There was exciting news on Tuesday for Israel's schoolchildren: they may get an extra day off.
The head of the Israel Teachers Union, Yaffa Ben David, has confirmed that she is negotiating with the Finance Ministry to cut the school week from six days to five.
Israel is one of the only countries in the OECD to have a six-day school week, with pupils in classes each day from Sunday to Friday.
The reduction is one of a number of measures reportedly under discussion as the ministry looks to radically reform the education system.
Ben David confirmed that her union would support such a move, but railed against reported plans to shorten the summer holidays and get children back in class as early as August 15, instead of the current status quo of September 1.
"I agree to shortening the week to five days, but I have conditions: teachers will work four days a week and have one day at home for errands and professional development," she told the Association of Local Government Education Department Directors conference in Eilat.
"Instructional hours in elementary schools need to be reduced to 23 hours, like in middle schools. That is what I will demand. We will fight to reduce teaching hours.
"[But] shortening the summer vacation will not happen, period."
According to Hebrew media reports, the shortened week would see Friday classes scrapped altogether.
But the Education Ministry denied reports that a pilot scheme would begin in the near future across 30 municipalities.
The Israeli proposals come amid a similar debate over the length and positioning of school holidays in the UK.

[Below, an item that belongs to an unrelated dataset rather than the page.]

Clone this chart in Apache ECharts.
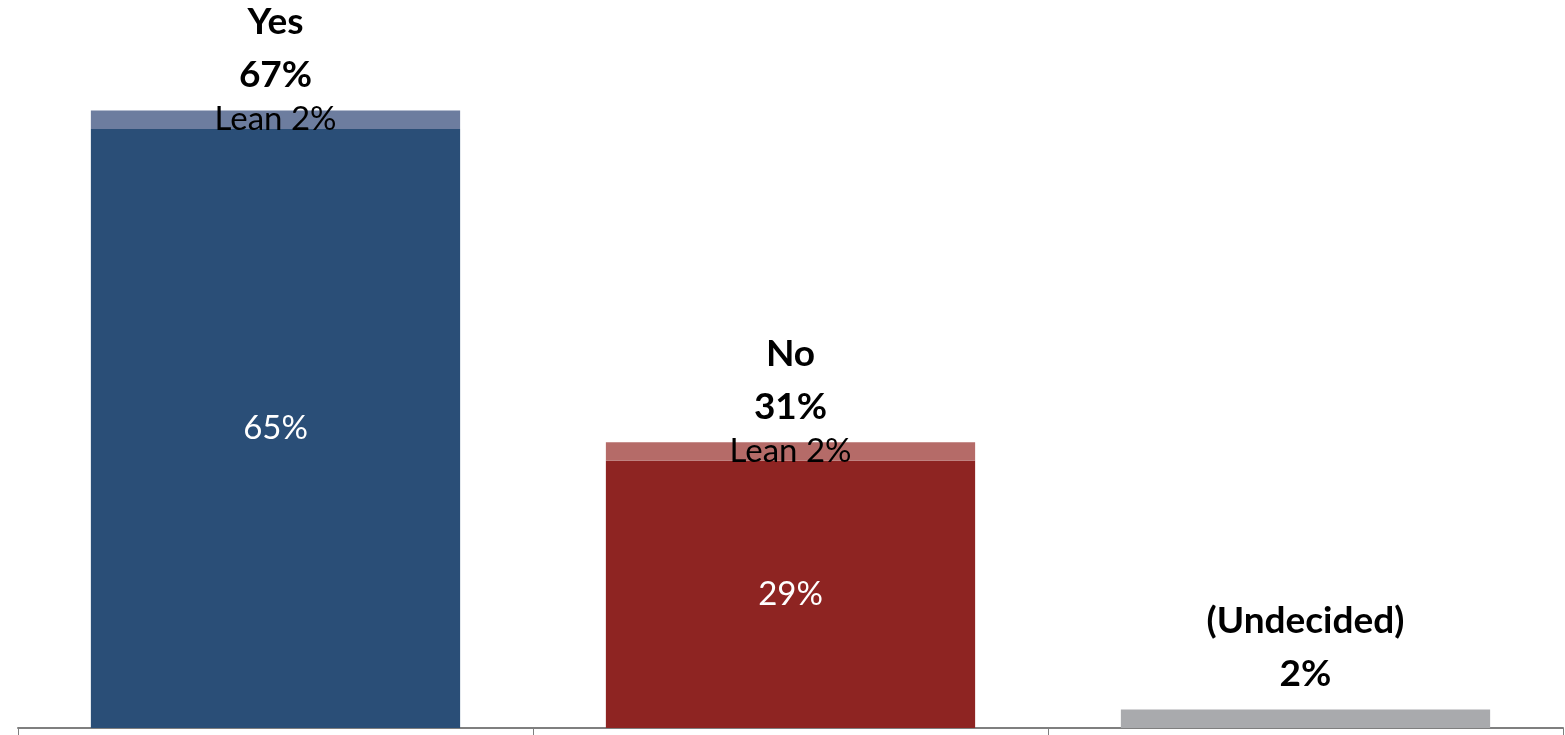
<!DOCTYPE html>
<html>
<head>
<meta charset="utf-8">
<script src="https://cdn.jsdelivr.net/npm/echarts@6/dist/echarts.min.js"></script>
<style>
  html, body { margin: 0; padding: 0; background: #ffffff; }
  #chart { width: 1565px; height: 735px; }
</style>
</head>
<body>
<div id="chart"></div>
<script>
// Answer categories
const categories = ['Yes', 'No', '(Undecided)'];
// Firm share of each answer (%)
const firmValues = [65, 29, 2];
// Leaning share stacked on top (%)
const leanValues = [2, 2, 0];

const firmColors = ['#2A4E77', '#8E2422', '#A9AAAD'];
const leanColors = ['#6D7D9F', '#B56B68', '#A9AAAD'];

const FONT = 'Lato, "Open Sans", sans-serif';

const totals = firmValues.map((v, i) => v + leanValues[i]);

// Headline above each bar: answer name and total share
const topLabel = (i) => ({
  show: true,
  position: 'top',
  distance: 9,
  formatter: categories[i] + '\n' + totals[i] + '%',
  color: '#000',
  fontFamily: FONT,
  fontWeight: 'bold',
  fontSize: 37,
  lineHeight: 53
});

const firmData = firmValues.map((v, i) => ({
  value: v,
  itemStyle: { color: firmColors[i] },
  label: leanValues[i] > 0
    ? { show: true, position: 'inside', formatter: v + '%', color: '#fff', fontFamily: FONT, fontSize: 33 }
    : topLabel(i)
}));

const leanInsideData = leanValues.map((v, i) => ({
  value: v,
  itemStyle: { color: leanColors[i] },
  label: v > 0
    ? { show: true, position: 'inside', formatter: 'Lean ' + v + '%', color: '#000', fontFamily: FONT, fontSize: 33 }
    : { show: false }
}));

// Zero-height bar stacked on top of the lean segment, carrying the headline
const headlineData = leanValues.map((v, i) => ({
  value: 0,
  itemStyle: { color: 'transparent' },
  label: v > 0 ? topLabel(i) : { show: false }
}));

const chart = echarts.init(document.getElementById('chart'), null, { renderer: 'canvas' });
chart.setOption({
  animation: false,
  backgroundColor: '#ffffff',
  grid: { left: 18, right: 2, top: 0, bottom: 7, containLabel: false },
  xAxis: {
    type: 'category',
    data: categories,
    boundaryGap: true,
    axisLine: { show: true, lineStyle: { color: '#7F7F7F', width: 2 } },
    axisTick: { show: true, length: 7, lineStyle: { color: '#7F7F7F', width: 1 } },
    axisLabel: { show: false }
  },
  yAxis: {
    type: 'value',
    min: 0,
    max: 79,
    show: false,
    splitLine: { show: false }
  },
  series: [
    {
      name: 'Firm',
      type: 'bar',
      stack: 'total',
      barCategoryGap: '28.3%',
      data: firmData
    },
    {
      name: 'Lean',
      type: 'bar',
      stack: 'total',
      data: leanInsideData
    },
    {
      name: 'Headline',
      type: 'bar',
      stack: 'total',
      silent: true,
      data: headlineData
    }
  ]
});
</script>
</body>
</html>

Speaking on Tuesday, Sir Martyn Oliver, chief inspector for educational regulator Ofsted, suggested that the structure of the English school calendar was “pretty bizarre”.
“In England, there are 195 days that schools have to be open,” he told the LBC radio station.
"Five of those are for teacher development and 190 days to actually educating children, child-facing.
"I think 190 days of children going out of 365… I think the question should be is that long enough?”
Oliver suggested that long breaks, particularly in the summer, led to a phenomenon of “dysregulation”, where children were knocked out of the routines cultivated at school.
This, he said, was particularly detrimental to those pupils who struggle the most in class, as well as those living in economically deprived households.
"I think it probably is time to think about school holidays again,” he went on.
"And some areas of the country have got even slightly shorter summer holidays and equalled out the holidays. You don't go one week, two weeks, six weeks.”